Dataset section:
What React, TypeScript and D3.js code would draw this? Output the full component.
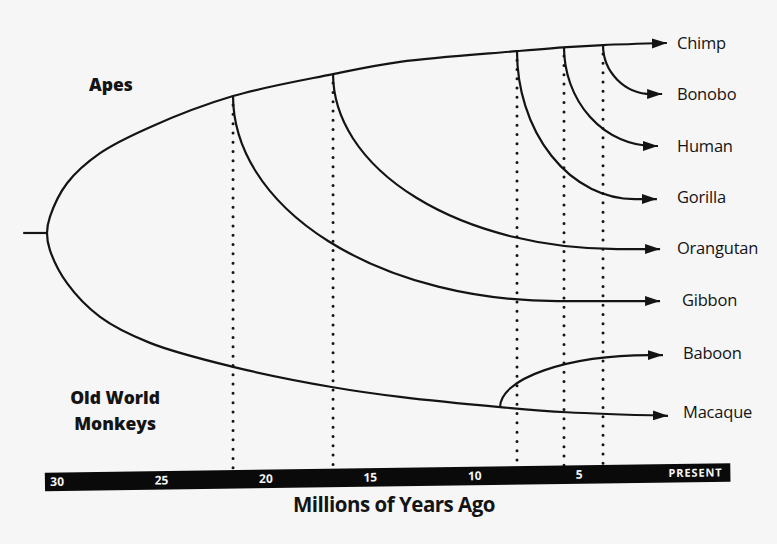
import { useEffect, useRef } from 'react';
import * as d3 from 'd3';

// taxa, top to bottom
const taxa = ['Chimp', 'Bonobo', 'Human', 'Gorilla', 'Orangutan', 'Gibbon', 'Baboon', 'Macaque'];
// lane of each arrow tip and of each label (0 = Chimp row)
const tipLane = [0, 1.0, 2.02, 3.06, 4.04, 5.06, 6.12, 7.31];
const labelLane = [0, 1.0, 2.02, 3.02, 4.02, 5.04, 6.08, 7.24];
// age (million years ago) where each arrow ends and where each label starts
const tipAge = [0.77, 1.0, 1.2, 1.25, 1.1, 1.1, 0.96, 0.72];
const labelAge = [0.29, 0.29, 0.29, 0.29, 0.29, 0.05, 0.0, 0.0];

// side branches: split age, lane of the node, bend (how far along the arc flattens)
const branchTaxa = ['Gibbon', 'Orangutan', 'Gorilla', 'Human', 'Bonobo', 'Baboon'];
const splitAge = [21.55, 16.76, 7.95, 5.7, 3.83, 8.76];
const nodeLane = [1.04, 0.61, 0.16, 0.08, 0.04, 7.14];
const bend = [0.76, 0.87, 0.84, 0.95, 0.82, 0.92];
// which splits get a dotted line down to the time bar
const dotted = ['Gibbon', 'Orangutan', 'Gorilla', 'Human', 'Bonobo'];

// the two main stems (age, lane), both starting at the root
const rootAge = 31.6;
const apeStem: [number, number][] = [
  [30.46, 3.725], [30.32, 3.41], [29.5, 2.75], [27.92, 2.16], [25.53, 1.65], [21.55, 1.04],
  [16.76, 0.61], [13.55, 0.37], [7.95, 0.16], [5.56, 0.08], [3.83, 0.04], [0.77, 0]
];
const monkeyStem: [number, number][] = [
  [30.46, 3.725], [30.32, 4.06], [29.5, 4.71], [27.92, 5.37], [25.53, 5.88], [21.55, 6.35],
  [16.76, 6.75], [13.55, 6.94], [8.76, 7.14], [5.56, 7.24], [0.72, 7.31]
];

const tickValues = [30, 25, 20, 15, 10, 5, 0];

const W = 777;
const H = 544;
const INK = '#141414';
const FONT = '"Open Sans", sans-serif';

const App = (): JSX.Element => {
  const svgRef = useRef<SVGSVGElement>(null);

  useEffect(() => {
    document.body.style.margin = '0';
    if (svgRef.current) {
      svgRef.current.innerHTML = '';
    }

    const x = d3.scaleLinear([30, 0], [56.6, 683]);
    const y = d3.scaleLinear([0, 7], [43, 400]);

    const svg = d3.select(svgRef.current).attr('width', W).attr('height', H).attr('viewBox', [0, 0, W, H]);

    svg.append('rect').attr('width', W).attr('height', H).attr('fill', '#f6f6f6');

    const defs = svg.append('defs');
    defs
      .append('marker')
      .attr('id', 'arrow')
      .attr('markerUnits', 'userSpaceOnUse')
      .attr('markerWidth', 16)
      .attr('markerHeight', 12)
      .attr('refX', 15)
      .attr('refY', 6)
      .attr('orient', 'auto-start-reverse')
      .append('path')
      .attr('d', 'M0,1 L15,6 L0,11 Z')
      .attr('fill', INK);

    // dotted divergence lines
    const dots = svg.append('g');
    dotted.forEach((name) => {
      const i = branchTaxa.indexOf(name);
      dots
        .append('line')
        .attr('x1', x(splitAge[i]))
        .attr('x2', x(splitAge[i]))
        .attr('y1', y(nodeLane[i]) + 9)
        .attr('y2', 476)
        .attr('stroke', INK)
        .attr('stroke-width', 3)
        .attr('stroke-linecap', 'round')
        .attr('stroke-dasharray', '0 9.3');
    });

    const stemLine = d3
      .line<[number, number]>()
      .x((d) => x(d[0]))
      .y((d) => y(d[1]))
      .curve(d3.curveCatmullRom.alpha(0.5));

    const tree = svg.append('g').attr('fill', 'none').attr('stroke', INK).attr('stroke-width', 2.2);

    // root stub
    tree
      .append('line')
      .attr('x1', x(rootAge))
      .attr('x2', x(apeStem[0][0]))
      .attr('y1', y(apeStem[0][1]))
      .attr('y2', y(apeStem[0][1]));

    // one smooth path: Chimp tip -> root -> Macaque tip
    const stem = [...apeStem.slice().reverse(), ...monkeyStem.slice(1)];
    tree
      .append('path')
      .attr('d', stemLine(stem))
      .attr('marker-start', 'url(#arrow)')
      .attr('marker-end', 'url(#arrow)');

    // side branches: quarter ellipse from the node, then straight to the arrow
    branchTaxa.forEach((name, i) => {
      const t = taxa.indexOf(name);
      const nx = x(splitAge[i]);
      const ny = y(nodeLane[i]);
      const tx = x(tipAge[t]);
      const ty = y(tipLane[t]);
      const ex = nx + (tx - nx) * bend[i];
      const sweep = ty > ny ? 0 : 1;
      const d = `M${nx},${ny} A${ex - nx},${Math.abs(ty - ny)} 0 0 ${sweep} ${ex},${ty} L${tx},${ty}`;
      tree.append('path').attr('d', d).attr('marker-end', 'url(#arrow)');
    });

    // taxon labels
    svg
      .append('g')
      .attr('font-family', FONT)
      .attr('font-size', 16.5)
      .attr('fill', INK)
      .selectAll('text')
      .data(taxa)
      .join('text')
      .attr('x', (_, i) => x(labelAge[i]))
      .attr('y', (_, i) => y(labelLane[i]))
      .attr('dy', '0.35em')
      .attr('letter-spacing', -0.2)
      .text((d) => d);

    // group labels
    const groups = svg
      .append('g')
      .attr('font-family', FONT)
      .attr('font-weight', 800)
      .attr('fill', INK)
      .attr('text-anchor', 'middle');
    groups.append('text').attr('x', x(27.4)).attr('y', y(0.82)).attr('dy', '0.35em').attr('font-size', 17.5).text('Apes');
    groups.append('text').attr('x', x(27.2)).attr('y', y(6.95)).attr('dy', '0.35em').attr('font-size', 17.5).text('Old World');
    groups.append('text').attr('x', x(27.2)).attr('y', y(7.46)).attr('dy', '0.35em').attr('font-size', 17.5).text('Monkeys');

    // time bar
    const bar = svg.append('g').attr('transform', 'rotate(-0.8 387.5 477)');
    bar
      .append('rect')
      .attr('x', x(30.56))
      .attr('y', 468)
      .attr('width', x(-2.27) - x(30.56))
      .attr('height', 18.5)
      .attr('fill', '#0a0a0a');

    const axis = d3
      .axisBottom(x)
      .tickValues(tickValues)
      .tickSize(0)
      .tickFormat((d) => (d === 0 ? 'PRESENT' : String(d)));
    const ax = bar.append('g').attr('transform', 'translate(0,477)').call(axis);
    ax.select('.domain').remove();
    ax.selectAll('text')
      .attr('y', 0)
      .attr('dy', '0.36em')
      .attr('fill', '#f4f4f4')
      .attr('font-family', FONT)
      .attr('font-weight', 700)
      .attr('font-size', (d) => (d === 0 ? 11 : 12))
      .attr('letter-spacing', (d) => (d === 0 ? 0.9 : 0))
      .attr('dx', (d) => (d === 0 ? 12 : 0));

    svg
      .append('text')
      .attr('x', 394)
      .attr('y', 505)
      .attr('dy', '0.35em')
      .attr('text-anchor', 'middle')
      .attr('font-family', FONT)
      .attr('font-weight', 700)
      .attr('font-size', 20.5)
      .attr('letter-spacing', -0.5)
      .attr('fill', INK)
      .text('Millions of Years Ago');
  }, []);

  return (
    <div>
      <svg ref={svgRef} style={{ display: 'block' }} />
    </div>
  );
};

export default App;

Request: Transcribe the opening line of the listing above, please, and every line after it through the line with "['Gibbon', 'Orangutan', 'Gorilla', 'Human', 'Bonobo'];", word for word, without pictures.

Output for this task:
What React, TypeScript and D3.js code would draw this? Output the full component.
import { useEffect, useRef } from 'react';
import * as d3 from 'd3';

// taxa, top to bottom
const taxa = ['Chimp', 'Bonobo', 'Human', 'Gorilla', 'Orangutan', 'Gibbon', 'Baboon', 'Macaque'];
// lane of each arrow tip and of each label (0 = Chimp row)
const tipLane = [0, 1.0, 2.02, 3.06, 4.04, 5.06, 6.12, 7.31];
const labelLane = [0, 1.0, 2.02, 3.02, 4.02, 5.04, 6.08, 7.24];
// age (million years ago) where each arrow ends and where each label starts
const tipAge = [0.77, 1.0, 1.2, 1.25, 1.1, 1.1, 0.96, 0.72];
const labelAge = [0.29, 0.29, 0.29, 0.29, 0.29, 0.05, 0.0, 0.0];

// side branches: split age, lane of the node, bend (how far along the arc flattens)
const branchTaxa = ['Gibbon', 'Orangutan', 'Gorilla', 'Human', 'Bonobo', 'Baboon'];
const splitAge = [21.55, 16.76, 7.95, 5.7, 3.83, 8.76];
const nodeLane = [1.04, 0.61, 0.16, 0.08, 0.04, 7.14];
const bend = [0.76, 0.87, 0.84, 0.95, 0.82, 0.92];
// which splits get a dotted line down to the time bar
const dotted = ['Gibbon', 'Orangutan', 'Gorilla', 'Human', 'Bonobo'];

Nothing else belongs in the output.